> _Exercise_
Lines containing the word "this" are to be located and copied.

* start *

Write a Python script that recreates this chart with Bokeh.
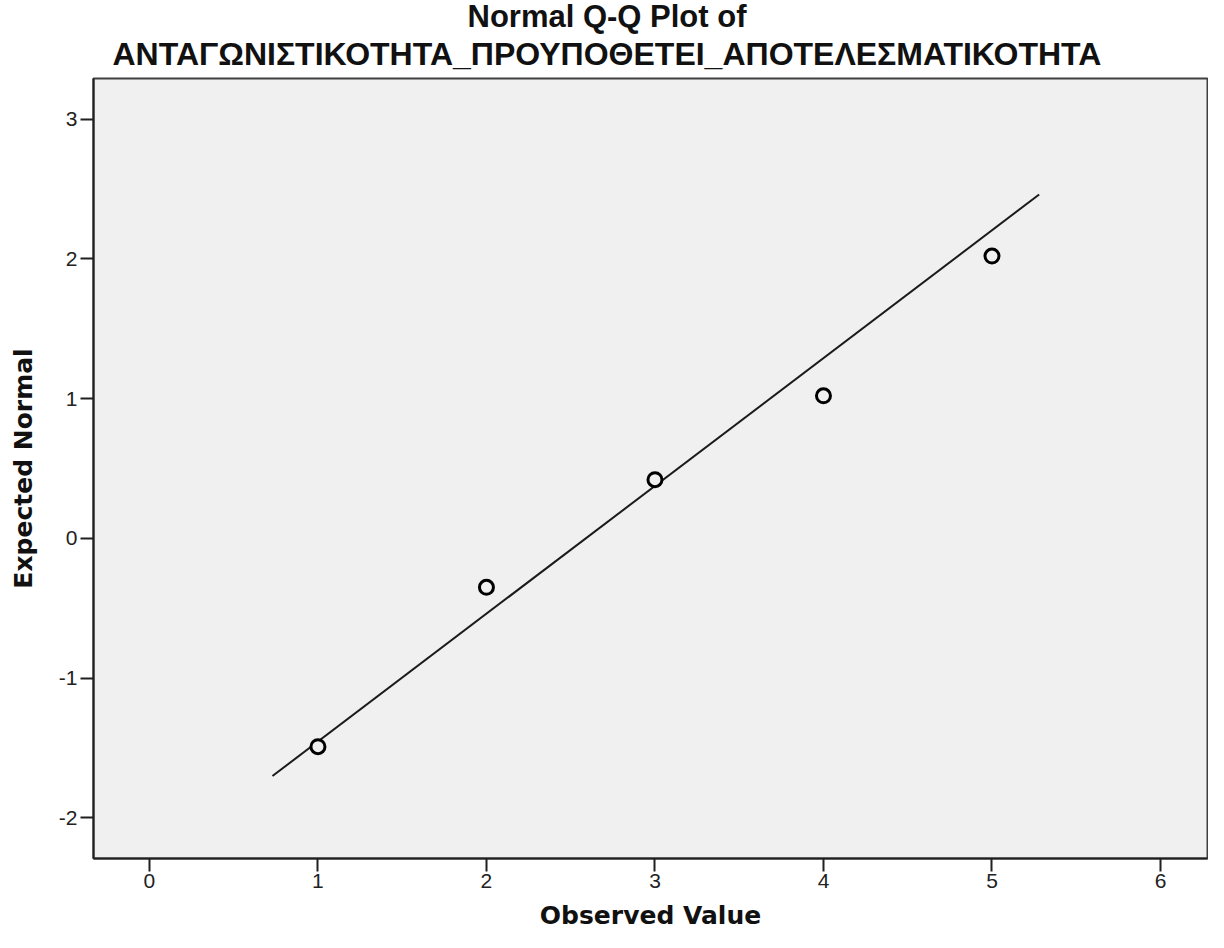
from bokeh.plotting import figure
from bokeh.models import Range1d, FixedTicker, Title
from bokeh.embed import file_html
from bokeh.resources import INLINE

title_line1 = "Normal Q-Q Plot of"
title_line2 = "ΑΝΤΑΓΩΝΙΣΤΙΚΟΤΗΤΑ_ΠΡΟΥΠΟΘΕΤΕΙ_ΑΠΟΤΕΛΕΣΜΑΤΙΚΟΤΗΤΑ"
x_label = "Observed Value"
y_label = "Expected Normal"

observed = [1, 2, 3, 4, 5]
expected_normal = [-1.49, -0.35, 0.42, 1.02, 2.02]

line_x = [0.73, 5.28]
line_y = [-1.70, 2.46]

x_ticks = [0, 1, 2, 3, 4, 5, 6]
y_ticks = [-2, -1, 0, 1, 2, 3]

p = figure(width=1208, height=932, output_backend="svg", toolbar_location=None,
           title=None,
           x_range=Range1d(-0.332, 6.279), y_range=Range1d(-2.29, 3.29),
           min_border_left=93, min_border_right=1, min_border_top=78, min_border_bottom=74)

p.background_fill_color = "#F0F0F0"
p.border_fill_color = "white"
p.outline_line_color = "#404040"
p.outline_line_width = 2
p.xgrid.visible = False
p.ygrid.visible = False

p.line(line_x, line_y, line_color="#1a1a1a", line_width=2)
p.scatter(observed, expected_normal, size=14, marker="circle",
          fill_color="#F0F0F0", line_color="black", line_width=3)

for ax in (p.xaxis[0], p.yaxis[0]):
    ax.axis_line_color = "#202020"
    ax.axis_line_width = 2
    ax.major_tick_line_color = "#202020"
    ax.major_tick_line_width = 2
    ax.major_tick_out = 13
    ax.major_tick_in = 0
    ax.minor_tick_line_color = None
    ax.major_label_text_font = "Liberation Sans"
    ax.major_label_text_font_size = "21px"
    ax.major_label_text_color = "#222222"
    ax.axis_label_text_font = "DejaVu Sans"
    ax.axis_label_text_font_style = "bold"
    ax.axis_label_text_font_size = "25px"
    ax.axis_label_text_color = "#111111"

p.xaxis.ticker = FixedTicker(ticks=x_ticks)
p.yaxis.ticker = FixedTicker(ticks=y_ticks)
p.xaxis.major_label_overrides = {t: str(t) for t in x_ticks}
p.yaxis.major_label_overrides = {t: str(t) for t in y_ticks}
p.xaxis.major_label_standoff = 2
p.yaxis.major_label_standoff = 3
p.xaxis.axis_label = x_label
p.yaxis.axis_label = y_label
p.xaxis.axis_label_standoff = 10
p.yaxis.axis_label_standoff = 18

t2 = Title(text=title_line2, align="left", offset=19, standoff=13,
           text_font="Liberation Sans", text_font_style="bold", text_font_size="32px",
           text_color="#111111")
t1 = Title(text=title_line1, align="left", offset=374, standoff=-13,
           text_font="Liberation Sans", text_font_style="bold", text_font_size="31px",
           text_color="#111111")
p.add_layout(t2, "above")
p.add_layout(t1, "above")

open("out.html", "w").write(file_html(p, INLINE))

* end *
* start *

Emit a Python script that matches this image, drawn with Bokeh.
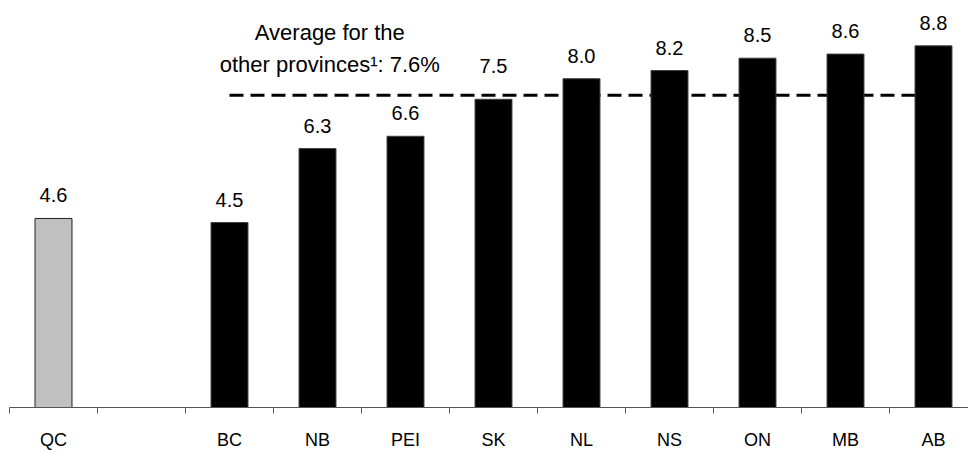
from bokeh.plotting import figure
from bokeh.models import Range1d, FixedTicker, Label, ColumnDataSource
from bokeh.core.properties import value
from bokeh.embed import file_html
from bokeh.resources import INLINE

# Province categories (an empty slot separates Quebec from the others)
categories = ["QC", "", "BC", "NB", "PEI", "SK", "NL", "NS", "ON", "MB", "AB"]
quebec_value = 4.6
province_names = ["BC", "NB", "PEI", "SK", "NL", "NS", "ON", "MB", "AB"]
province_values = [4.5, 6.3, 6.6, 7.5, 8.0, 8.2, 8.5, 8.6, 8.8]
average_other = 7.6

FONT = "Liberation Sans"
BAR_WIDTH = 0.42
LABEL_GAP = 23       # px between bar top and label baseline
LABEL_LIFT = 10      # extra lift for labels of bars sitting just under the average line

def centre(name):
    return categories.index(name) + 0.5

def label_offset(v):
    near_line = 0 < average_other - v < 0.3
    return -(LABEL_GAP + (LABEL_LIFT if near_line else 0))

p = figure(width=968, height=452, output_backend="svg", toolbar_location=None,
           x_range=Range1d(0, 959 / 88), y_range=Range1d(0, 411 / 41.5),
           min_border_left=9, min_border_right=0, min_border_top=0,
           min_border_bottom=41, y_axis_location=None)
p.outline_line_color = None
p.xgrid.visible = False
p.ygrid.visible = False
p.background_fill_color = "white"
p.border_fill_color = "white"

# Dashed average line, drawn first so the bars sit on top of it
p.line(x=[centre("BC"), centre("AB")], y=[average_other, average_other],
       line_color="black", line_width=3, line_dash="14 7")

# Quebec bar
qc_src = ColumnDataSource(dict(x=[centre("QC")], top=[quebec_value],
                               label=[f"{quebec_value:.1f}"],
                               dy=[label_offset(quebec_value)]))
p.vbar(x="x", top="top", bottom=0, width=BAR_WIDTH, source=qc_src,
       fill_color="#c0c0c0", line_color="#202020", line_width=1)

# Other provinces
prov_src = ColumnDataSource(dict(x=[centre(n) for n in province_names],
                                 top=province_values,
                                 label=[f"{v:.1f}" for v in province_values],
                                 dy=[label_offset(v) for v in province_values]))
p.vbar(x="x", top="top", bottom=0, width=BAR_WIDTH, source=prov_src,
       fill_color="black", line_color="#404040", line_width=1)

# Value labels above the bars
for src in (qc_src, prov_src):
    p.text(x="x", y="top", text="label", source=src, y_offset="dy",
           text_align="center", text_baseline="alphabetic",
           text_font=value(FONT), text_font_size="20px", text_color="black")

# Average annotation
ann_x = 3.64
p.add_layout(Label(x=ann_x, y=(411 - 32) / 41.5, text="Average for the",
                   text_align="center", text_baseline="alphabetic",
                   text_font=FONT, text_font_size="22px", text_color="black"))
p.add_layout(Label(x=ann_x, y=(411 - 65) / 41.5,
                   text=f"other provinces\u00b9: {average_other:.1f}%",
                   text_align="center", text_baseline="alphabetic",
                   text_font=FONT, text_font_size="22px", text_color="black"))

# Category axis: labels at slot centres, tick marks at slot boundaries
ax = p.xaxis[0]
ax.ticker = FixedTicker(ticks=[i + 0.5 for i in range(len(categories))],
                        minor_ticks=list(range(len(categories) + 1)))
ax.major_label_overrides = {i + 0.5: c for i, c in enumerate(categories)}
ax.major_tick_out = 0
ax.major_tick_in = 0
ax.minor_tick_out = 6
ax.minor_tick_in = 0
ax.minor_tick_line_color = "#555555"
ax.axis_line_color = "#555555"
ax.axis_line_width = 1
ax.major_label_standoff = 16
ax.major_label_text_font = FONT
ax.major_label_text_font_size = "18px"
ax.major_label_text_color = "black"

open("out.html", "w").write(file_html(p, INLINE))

* end *
* start *

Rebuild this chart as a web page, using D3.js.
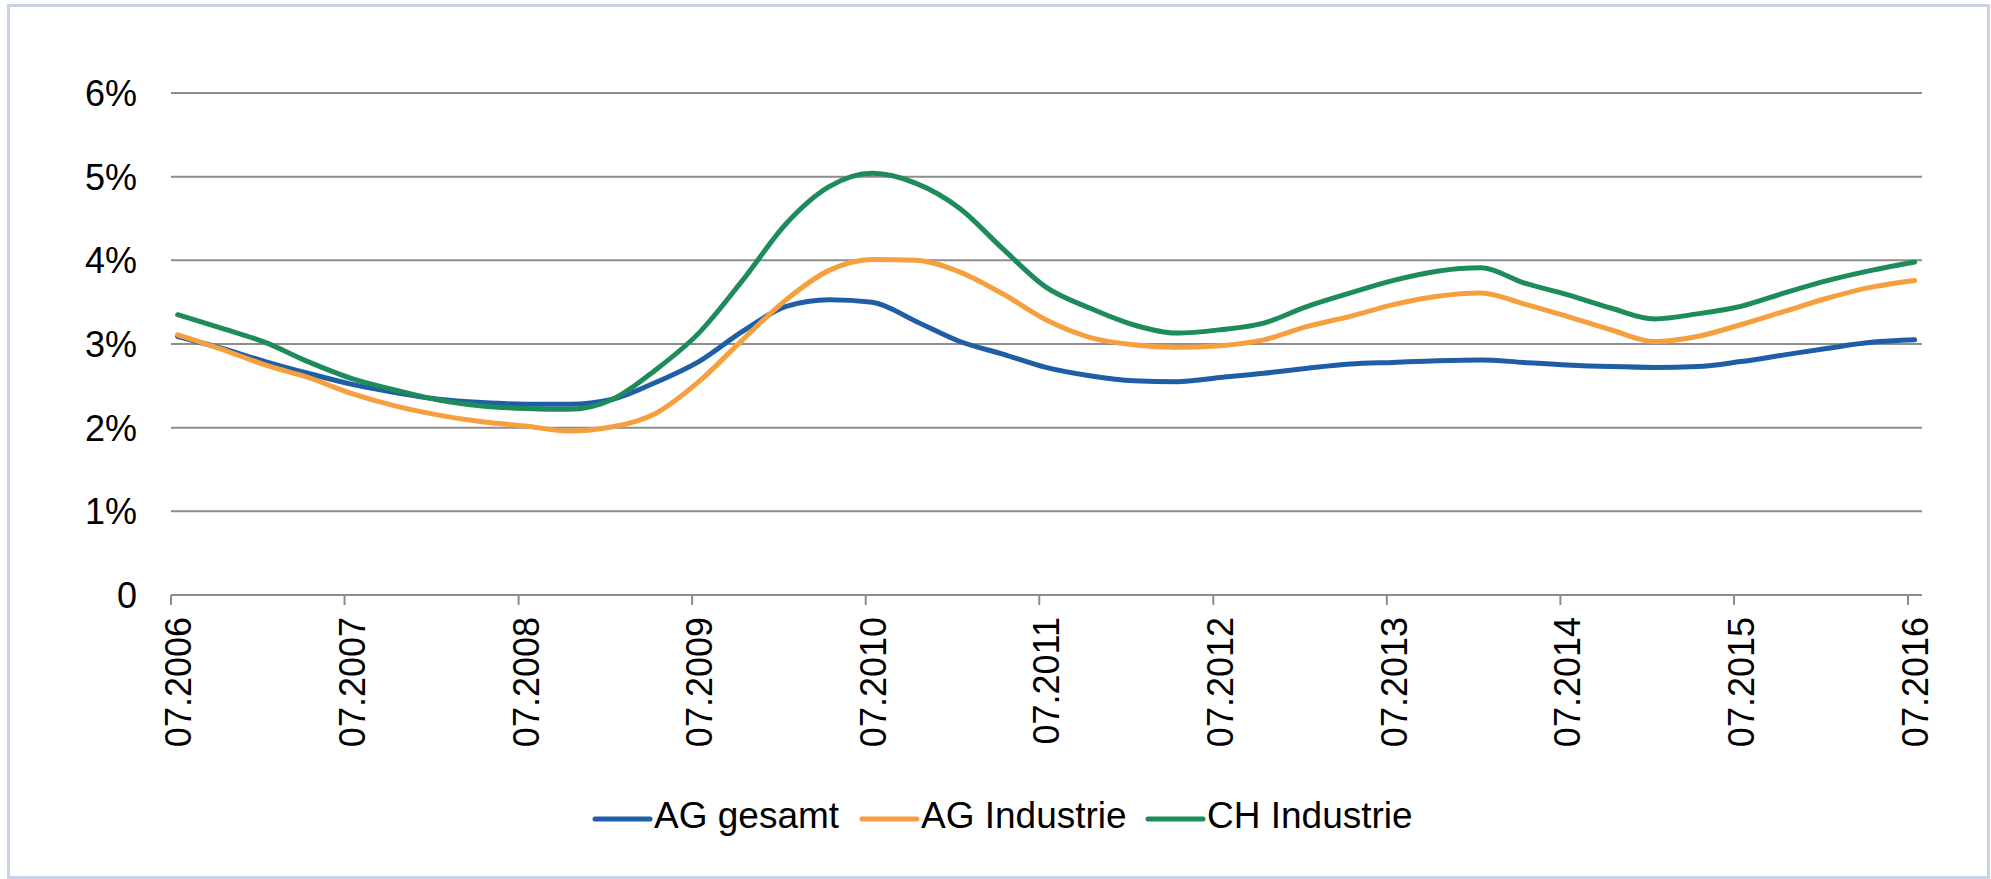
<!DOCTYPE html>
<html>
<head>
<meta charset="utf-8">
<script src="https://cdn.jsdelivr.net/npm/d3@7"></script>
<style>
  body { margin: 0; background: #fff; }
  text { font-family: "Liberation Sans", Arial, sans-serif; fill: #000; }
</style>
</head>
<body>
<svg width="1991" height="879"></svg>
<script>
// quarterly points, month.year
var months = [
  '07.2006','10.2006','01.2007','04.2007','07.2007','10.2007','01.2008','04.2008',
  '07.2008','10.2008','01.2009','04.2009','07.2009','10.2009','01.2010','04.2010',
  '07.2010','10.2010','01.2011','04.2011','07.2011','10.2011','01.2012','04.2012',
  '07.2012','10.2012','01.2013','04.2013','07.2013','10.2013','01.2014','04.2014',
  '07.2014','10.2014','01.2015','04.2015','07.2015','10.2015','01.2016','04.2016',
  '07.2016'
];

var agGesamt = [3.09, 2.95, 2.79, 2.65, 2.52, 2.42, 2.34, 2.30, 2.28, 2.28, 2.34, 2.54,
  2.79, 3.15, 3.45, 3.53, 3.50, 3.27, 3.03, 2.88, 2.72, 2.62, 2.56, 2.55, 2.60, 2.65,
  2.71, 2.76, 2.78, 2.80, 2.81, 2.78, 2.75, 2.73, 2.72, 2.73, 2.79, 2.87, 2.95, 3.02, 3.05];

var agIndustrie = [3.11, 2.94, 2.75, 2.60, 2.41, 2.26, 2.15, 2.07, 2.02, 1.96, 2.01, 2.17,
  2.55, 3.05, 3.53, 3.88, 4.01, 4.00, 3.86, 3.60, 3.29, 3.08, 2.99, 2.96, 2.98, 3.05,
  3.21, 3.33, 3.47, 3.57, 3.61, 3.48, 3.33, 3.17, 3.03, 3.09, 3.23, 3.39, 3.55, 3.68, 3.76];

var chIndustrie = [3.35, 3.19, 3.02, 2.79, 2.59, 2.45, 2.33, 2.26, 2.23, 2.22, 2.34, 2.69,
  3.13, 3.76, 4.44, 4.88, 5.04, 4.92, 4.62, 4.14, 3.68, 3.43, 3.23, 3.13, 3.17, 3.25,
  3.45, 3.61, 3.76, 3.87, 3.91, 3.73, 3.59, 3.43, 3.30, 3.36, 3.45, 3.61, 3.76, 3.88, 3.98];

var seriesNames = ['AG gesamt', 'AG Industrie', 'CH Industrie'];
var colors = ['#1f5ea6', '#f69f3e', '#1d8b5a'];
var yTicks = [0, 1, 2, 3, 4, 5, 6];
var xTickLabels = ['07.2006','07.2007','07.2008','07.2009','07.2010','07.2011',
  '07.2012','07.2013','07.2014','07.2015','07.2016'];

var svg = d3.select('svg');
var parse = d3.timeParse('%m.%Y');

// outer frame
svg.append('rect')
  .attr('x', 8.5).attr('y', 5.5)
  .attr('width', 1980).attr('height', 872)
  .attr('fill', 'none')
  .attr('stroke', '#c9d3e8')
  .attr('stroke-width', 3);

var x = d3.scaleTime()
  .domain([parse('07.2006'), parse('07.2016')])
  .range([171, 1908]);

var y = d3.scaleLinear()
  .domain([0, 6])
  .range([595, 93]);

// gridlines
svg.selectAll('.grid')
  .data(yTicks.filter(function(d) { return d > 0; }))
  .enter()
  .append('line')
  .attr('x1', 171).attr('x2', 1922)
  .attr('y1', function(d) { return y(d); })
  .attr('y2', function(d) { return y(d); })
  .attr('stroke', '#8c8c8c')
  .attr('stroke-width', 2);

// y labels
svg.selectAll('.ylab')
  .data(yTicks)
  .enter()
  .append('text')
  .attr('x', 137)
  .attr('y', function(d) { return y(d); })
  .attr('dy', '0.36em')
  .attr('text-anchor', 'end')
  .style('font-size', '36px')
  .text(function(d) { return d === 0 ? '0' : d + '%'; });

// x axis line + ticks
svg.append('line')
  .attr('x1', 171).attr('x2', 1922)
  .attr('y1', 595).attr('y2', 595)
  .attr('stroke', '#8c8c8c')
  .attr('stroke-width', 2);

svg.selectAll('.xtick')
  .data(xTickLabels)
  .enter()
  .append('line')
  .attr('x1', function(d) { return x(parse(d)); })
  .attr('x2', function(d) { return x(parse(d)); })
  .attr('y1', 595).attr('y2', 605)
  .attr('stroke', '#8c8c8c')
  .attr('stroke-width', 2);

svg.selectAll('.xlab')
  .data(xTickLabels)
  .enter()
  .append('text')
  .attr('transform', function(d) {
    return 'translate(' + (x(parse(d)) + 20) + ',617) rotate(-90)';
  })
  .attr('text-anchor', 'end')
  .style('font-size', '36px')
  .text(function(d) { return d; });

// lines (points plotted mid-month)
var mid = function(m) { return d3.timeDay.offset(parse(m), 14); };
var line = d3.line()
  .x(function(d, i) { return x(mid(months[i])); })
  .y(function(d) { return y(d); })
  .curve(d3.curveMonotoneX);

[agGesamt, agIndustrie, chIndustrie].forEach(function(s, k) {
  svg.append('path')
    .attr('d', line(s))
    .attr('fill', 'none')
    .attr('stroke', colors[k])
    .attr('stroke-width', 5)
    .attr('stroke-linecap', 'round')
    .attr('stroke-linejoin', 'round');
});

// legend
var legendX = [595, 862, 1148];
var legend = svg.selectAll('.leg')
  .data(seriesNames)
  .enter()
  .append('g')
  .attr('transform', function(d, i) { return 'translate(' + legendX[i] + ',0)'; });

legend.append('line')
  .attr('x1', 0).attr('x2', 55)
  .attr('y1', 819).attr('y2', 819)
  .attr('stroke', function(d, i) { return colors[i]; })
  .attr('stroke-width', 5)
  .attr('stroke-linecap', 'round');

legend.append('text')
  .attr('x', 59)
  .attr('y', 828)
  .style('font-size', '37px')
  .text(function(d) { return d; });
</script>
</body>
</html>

* end *

> _Answer for the task_
Write a Python script that recreates this chart with Bokeh.
Emit a Python script that matches this image, drawn with Bokeh.
Rebuild this chart as a web page, using D3.js.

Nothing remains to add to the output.